In other words, while the official view is that truth never changes, the reality is different–it takes a while for God’s people to figure out what to believe and do. It took 1800+ years for Christians universally to get the point that God doesn’t like slavery. It took longer for Christians to realize that women ought to be legally and political equal to men and some Christians are still not there. It took quite a while for Christians to get comfortable with the idea that the earth (indeed, the universe) is more than a few thousand years old, and even today there is a substantial portion of American Christians who refuse to accept this well-established scientific fact.
In short, what looks like eternal truth in one era sometimes looks like a relic from the past to a later era. Conservative sorts will lament this claim. It is, however, the indisputable result of studying history. No generation of Christians possesses perfect wisdom or unchangeable insight into divine revelation.
That is why it is astonishing that public discourse about very important issues is practically nonexistent in my church. The reason can only be institutional fear: Fear that, if we allow public discussion, we may end up having to change our stance publicly. If this happens, the illusion of eternal truth will disappear and, with it, perhaps Christianity. (This fear seems odd: since Christianity in America is disappearing with great rapidity anyway, what do we really have to lose by allowing honest discussion?

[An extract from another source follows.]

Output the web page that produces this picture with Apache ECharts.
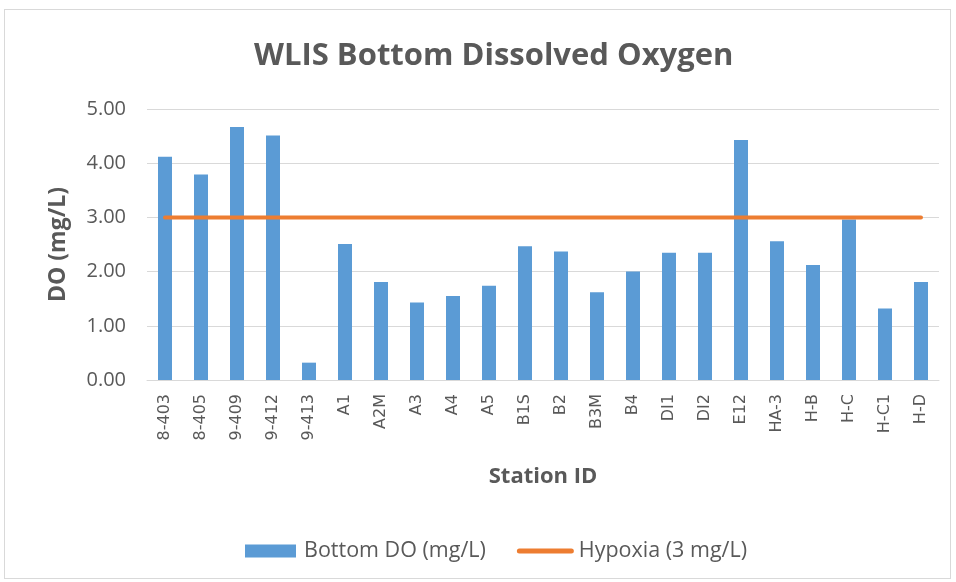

How much faster can people leave the church?)
What this means is that, for all our proclaiming that we stand against the tides of culture, the leadership and much of the laity of my church is actually just a mirror image of that portion of America that is driven be fear: fear of women having rights, fear of minorities speaking up for themselves, fear of immigrants, fear of science, fear of anything that suggests change.
So, when it comes to LGBTQIA issues, I don’t expect the church to become a community of open dialogue anytime soon. My guess is that, like Ireland, we will gradually adopt the same strategy we’ve adopted on alcohol and remarriage after divorce: don’t ask, don’t tell. Congregations that are LGBTQIA-friendly will be allowed to continue on as long as everyone respects the unspoken agreement not to state the obvious truth. (It will help if those congregations are large and contribute significantly to denominational budgets.) It’s not exactly honest discourse, but at least it would be consistent with our historic practice.